Au plan national, monsieur le ministre, nous disposons du levier de la baisse des charges. Il faut activer très vite le FAC, le fonds d'allégement des charges. Grâce à ce fonds, nous pourrons relayer les efforts de la MSA. Il s'agit en quelque sorte d'appliquer à la production porcine ce qui a été décidé pour la pêche. C'est indispensable.
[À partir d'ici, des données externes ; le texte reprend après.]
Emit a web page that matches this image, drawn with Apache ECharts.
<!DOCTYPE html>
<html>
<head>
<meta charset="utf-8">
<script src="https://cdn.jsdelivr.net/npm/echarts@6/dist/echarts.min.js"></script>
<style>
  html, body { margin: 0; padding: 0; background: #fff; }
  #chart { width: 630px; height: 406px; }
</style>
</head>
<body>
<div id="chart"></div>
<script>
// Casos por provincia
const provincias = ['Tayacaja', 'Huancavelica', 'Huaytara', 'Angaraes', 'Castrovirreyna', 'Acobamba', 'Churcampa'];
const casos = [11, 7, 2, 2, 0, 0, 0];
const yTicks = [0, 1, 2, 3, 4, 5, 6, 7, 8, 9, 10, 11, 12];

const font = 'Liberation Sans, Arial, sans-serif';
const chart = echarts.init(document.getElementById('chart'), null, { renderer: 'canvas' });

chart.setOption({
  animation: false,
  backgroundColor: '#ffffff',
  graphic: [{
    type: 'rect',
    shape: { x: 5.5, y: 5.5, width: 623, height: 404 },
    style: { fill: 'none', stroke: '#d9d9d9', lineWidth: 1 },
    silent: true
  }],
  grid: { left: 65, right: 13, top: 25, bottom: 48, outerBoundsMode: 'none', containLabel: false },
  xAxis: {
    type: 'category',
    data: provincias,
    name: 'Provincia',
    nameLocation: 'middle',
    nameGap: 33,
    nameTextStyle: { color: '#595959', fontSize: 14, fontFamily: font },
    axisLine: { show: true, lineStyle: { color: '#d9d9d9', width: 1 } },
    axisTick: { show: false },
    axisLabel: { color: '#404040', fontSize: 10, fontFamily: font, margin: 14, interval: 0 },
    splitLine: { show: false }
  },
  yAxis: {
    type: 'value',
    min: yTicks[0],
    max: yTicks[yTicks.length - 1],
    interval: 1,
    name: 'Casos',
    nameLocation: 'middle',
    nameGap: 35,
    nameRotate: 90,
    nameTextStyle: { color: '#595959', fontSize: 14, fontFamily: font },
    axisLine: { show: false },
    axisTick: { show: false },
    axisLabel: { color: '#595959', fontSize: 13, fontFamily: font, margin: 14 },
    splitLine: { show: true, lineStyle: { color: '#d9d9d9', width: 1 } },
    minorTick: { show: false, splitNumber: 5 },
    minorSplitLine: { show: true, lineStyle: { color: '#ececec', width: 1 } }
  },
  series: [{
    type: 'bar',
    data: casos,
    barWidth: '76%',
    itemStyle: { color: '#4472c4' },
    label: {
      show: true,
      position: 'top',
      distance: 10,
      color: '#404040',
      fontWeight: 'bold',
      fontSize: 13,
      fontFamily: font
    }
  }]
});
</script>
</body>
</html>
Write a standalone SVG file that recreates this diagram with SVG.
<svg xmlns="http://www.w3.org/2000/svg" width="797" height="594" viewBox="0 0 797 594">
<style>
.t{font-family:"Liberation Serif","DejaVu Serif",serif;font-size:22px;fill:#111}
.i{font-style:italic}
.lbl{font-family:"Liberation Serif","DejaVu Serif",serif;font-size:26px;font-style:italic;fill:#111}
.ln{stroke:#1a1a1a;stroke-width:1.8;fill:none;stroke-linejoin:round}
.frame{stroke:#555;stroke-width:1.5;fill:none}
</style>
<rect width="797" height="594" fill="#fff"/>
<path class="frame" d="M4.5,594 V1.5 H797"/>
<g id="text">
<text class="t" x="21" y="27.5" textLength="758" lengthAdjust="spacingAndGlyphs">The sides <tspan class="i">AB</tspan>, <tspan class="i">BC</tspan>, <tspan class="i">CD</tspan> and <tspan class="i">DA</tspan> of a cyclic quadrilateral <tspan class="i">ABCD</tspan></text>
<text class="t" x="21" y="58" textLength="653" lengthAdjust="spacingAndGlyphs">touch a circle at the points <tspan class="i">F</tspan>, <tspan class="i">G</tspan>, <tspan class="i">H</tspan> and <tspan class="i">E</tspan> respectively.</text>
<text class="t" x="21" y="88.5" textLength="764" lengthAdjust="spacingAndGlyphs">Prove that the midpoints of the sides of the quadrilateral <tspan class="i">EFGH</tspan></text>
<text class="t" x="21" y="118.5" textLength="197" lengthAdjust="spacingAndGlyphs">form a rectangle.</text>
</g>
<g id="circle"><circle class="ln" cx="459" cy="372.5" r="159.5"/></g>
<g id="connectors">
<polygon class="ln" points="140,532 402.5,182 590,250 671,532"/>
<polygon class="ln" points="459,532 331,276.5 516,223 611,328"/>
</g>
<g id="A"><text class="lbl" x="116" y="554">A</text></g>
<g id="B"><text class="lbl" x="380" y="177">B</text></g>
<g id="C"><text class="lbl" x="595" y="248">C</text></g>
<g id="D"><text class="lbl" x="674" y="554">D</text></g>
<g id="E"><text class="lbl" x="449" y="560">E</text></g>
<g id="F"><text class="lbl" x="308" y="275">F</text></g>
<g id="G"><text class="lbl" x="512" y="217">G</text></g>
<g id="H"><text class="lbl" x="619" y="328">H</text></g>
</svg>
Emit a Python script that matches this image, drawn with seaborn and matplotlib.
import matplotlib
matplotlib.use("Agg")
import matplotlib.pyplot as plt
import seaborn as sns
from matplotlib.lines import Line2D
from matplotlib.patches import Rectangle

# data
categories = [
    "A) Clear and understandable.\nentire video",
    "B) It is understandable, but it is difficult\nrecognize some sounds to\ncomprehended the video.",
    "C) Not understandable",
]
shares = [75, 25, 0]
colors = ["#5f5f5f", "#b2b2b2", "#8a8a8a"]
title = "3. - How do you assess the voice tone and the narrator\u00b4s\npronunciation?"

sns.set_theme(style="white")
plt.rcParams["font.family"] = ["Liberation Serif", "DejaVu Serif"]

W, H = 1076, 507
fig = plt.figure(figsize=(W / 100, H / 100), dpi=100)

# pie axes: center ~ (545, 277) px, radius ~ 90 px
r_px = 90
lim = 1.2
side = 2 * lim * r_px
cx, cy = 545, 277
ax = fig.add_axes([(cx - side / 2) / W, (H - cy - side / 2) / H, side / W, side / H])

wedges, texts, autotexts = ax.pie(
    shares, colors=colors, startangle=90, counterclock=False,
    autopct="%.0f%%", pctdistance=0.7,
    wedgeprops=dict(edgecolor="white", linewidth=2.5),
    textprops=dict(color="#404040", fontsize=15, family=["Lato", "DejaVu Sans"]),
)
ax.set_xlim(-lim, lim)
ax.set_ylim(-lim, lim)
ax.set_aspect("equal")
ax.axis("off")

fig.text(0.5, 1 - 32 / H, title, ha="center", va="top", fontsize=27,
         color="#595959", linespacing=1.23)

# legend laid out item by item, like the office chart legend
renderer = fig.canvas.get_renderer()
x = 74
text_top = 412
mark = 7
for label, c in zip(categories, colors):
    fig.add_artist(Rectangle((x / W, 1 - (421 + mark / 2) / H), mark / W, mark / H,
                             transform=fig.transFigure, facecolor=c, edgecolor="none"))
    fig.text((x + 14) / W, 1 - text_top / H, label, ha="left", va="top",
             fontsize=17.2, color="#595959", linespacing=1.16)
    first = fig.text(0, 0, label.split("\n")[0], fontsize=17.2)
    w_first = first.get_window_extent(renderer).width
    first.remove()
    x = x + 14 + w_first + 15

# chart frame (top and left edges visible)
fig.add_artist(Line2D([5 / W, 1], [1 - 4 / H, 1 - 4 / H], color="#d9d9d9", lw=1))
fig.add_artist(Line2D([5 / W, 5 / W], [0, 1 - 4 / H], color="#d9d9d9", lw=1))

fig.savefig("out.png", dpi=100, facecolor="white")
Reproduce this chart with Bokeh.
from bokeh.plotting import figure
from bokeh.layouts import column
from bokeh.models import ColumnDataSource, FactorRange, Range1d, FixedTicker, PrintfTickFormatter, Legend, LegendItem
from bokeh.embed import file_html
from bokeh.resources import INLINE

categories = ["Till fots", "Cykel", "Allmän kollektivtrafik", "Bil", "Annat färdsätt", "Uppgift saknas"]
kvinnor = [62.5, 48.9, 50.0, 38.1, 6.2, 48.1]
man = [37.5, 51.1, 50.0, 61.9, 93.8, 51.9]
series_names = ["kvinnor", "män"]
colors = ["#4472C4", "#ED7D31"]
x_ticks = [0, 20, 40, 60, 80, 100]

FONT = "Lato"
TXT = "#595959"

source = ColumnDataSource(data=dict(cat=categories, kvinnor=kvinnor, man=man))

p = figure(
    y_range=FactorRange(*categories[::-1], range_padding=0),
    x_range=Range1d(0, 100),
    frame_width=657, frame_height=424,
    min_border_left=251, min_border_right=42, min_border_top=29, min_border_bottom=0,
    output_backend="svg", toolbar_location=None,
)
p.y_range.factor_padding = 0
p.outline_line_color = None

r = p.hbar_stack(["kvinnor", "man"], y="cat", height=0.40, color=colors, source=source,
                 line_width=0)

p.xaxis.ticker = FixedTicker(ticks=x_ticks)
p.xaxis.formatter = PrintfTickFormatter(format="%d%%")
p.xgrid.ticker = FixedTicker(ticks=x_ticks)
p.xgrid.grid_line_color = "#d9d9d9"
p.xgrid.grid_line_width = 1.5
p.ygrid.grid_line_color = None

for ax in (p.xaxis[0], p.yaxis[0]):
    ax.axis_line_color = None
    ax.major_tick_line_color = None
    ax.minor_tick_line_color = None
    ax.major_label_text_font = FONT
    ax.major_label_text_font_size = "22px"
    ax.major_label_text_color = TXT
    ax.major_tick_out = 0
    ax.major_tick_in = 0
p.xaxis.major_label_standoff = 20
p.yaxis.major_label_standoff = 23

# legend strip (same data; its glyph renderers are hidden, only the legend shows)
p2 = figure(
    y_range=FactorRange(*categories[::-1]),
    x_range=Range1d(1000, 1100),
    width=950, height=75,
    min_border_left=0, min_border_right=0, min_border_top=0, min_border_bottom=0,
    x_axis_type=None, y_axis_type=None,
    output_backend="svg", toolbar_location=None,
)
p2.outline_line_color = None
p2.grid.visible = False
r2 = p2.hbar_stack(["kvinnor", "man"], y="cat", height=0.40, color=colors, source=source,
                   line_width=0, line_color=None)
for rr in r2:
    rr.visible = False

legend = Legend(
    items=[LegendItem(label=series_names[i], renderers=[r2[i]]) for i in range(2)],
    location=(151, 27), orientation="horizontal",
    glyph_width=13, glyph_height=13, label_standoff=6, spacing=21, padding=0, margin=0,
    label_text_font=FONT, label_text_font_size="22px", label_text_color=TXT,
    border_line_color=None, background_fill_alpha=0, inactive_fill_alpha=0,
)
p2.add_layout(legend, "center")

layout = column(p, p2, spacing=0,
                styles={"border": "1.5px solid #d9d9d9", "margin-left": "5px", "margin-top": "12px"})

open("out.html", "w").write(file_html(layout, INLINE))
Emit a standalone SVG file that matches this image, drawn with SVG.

Cette crise doit également être l'occasion de remettre à plat un certain nombre de dispositifs. Monsieur le ministre, lorsque le Président de la République vous a nommé, il vous a adressé une lettre de mission dans laquelle il vous demandait de favoriser l'organisation de l'offre, et je sais que vous êtes très sensible à cette préoccupation. Les paysans veulent en effet se regrouper désormais en organisations de producteurs, les OP. On peut donc imaginer des associations d'OP qui soient autant d'occasions de créer des fonds de mutualisation pour mieux résister aux crises. Il faut aider à mettre de tels dispositifs en oeuvre. Cela va dans le sens du rapport Porry, rédigé il y a quelques années, et dans celui de la loi d'orientation agricole votée en 2005 – je parle sous le contrôle de mon excellent collègue Herth.

En Bretagne, nombreux sont ceux qui pensent à des organisations de ce type. Il faut profiter de cette crise pour avancer puisque c'est hélas par temps de crise qu'on réforme. Il faut que nous ayons le courage de le faire, même si cela touche à l'organisation de la filière et si cela remet en cause un certain nombre d'habitudes.

Je souhaite que chacun soit bien conscient que la filière porcine, notamment en Bretagne, est essentielle à la prospérité de notre agriculture. Monsieur le ministre, je suis convaincu que vous saurez trouver les voies et moyens pour nous permettre de progresser et d'atténuer les conséquences dramatiques de cette crise. (Applaudissements sur les bancs du groupe de l'Union pour un mouvement populaire.)